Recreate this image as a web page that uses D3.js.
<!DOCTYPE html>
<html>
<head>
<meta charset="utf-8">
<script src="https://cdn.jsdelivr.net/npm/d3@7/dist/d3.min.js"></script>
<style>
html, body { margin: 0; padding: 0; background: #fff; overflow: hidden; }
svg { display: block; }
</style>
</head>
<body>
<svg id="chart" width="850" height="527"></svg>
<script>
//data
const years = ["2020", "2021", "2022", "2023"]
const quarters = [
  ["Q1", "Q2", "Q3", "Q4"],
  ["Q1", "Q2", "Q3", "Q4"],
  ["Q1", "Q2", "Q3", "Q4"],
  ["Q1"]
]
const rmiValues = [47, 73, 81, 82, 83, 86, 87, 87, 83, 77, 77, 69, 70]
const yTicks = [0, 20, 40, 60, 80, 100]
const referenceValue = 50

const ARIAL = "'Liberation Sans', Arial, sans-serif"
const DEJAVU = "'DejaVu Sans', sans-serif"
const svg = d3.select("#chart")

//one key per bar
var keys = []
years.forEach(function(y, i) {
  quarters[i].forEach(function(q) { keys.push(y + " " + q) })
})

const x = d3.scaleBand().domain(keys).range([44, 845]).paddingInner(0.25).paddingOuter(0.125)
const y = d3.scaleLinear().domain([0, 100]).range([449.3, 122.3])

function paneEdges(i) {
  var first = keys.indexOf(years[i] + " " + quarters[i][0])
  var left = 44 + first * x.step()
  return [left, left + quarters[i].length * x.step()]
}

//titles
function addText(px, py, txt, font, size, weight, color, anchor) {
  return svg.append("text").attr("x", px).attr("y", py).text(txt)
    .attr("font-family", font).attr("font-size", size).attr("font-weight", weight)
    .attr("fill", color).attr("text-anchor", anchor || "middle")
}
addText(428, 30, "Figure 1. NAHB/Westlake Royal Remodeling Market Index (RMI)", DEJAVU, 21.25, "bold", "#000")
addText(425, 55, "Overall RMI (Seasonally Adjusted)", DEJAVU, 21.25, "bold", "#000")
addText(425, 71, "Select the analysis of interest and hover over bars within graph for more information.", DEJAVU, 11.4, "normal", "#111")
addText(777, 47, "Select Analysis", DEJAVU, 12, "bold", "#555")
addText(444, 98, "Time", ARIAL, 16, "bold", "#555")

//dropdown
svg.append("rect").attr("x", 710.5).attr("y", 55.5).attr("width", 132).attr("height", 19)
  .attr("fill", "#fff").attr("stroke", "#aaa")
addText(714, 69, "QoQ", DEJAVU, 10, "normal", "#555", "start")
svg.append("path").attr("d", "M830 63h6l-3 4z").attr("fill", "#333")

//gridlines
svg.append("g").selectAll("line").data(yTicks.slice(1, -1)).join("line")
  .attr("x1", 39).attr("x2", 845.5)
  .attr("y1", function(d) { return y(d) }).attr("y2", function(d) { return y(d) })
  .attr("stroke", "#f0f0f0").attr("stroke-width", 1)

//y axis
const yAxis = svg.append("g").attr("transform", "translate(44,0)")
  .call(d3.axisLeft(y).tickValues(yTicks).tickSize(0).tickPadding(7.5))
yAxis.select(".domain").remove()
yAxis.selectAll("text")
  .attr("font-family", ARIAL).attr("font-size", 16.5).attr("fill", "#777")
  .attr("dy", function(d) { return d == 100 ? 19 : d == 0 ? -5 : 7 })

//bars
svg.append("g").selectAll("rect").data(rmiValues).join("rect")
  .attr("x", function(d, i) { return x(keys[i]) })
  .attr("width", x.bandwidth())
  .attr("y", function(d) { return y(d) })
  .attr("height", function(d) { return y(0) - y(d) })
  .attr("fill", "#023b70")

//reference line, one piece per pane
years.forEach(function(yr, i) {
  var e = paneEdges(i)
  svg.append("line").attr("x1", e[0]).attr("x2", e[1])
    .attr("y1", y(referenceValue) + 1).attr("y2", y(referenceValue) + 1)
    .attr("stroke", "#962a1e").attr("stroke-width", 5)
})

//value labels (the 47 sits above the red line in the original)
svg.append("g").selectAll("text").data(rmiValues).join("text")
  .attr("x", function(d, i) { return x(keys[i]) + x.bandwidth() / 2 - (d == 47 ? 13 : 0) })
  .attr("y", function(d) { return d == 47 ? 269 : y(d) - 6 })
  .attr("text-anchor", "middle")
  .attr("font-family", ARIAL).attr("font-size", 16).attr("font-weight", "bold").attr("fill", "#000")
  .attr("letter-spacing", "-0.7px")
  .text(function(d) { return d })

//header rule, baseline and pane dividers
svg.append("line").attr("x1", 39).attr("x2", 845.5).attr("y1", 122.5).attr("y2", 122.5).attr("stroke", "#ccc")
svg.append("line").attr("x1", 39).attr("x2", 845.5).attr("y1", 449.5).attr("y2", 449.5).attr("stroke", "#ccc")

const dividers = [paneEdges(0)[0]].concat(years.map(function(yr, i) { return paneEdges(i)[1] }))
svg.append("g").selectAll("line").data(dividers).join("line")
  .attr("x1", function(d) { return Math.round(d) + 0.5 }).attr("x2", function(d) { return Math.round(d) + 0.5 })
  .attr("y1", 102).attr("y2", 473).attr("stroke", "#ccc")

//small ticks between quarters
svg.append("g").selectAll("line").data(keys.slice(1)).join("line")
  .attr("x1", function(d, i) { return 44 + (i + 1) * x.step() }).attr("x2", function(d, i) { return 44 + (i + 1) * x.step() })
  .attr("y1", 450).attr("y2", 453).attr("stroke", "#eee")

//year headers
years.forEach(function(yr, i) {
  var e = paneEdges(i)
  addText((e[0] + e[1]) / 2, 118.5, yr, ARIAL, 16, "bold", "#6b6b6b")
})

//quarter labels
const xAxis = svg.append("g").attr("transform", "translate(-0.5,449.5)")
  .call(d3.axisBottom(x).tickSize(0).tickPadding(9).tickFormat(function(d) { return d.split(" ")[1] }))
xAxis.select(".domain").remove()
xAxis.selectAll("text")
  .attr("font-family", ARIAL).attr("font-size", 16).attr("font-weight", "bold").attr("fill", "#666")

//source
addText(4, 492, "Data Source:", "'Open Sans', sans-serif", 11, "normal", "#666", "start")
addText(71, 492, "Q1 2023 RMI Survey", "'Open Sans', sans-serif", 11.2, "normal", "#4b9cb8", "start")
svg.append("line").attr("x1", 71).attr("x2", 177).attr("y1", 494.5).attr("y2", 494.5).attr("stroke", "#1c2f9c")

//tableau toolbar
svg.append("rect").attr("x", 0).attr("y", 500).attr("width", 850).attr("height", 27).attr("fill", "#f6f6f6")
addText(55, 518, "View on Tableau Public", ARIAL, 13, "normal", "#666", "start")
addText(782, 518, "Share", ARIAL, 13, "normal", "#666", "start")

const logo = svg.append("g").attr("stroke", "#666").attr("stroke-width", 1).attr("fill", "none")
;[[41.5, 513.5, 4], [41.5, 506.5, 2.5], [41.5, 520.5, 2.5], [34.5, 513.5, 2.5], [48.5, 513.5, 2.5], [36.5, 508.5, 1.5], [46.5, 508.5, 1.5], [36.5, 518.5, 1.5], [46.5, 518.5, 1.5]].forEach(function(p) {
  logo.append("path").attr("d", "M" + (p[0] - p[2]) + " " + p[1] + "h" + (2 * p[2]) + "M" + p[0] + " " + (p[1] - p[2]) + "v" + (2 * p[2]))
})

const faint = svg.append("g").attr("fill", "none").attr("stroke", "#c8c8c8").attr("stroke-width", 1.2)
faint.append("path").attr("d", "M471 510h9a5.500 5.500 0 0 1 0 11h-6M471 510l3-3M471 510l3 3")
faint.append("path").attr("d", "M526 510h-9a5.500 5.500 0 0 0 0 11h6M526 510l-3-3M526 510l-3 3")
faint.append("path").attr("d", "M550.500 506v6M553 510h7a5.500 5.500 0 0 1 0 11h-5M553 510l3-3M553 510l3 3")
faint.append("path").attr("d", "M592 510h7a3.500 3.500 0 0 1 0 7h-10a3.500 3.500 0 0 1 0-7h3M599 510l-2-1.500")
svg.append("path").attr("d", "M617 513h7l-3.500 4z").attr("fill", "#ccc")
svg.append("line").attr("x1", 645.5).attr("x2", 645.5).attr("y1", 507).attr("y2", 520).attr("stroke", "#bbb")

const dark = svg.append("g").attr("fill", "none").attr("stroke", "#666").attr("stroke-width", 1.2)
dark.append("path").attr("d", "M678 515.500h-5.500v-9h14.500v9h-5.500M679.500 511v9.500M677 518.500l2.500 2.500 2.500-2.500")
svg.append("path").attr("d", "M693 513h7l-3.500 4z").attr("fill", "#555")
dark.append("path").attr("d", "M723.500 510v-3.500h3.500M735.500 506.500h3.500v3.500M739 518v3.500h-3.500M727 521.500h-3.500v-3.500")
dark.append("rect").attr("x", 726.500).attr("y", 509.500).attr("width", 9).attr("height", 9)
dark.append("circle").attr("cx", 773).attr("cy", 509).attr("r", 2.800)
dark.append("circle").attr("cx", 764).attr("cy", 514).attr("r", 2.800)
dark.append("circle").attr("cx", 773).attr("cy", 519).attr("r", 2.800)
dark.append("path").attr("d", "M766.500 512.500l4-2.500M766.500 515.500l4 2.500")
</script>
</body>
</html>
——
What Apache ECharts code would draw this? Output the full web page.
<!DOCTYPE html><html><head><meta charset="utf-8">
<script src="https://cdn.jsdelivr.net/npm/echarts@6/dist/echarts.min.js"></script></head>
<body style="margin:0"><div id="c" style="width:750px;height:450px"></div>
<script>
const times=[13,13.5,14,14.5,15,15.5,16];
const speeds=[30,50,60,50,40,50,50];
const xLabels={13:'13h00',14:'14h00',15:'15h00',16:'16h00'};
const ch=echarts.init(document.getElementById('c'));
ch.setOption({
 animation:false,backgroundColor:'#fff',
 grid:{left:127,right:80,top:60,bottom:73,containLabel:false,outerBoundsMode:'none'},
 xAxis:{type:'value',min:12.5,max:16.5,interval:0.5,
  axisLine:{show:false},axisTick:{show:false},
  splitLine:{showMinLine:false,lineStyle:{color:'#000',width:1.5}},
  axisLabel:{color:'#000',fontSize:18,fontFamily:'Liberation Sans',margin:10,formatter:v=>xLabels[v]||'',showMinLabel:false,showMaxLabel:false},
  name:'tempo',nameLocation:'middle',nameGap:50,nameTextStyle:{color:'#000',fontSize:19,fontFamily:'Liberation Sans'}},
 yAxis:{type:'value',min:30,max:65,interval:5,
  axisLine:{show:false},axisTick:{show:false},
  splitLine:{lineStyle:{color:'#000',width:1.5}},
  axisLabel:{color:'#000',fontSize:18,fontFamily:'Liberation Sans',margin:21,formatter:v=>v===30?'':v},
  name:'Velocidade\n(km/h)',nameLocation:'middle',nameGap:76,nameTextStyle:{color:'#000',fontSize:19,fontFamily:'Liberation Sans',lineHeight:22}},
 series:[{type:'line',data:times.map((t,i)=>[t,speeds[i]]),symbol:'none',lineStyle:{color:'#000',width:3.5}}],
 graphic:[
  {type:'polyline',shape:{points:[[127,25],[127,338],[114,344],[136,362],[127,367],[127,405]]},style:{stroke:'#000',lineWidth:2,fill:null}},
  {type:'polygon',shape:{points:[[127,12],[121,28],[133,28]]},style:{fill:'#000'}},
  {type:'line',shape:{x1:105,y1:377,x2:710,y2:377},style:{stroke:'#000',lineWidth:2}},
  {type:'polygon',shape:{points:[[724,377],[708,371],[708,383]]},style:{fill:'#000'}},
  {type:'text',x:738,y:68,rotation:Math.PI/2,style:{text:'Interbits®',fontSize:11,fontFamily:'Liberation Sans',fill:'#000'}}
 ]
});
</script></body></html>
——
Which lines contain the word "page"? Return each of them.

Recreate this image as a web page that uses D3.js.
What Apache ECharts code would draw this? Output the full web page.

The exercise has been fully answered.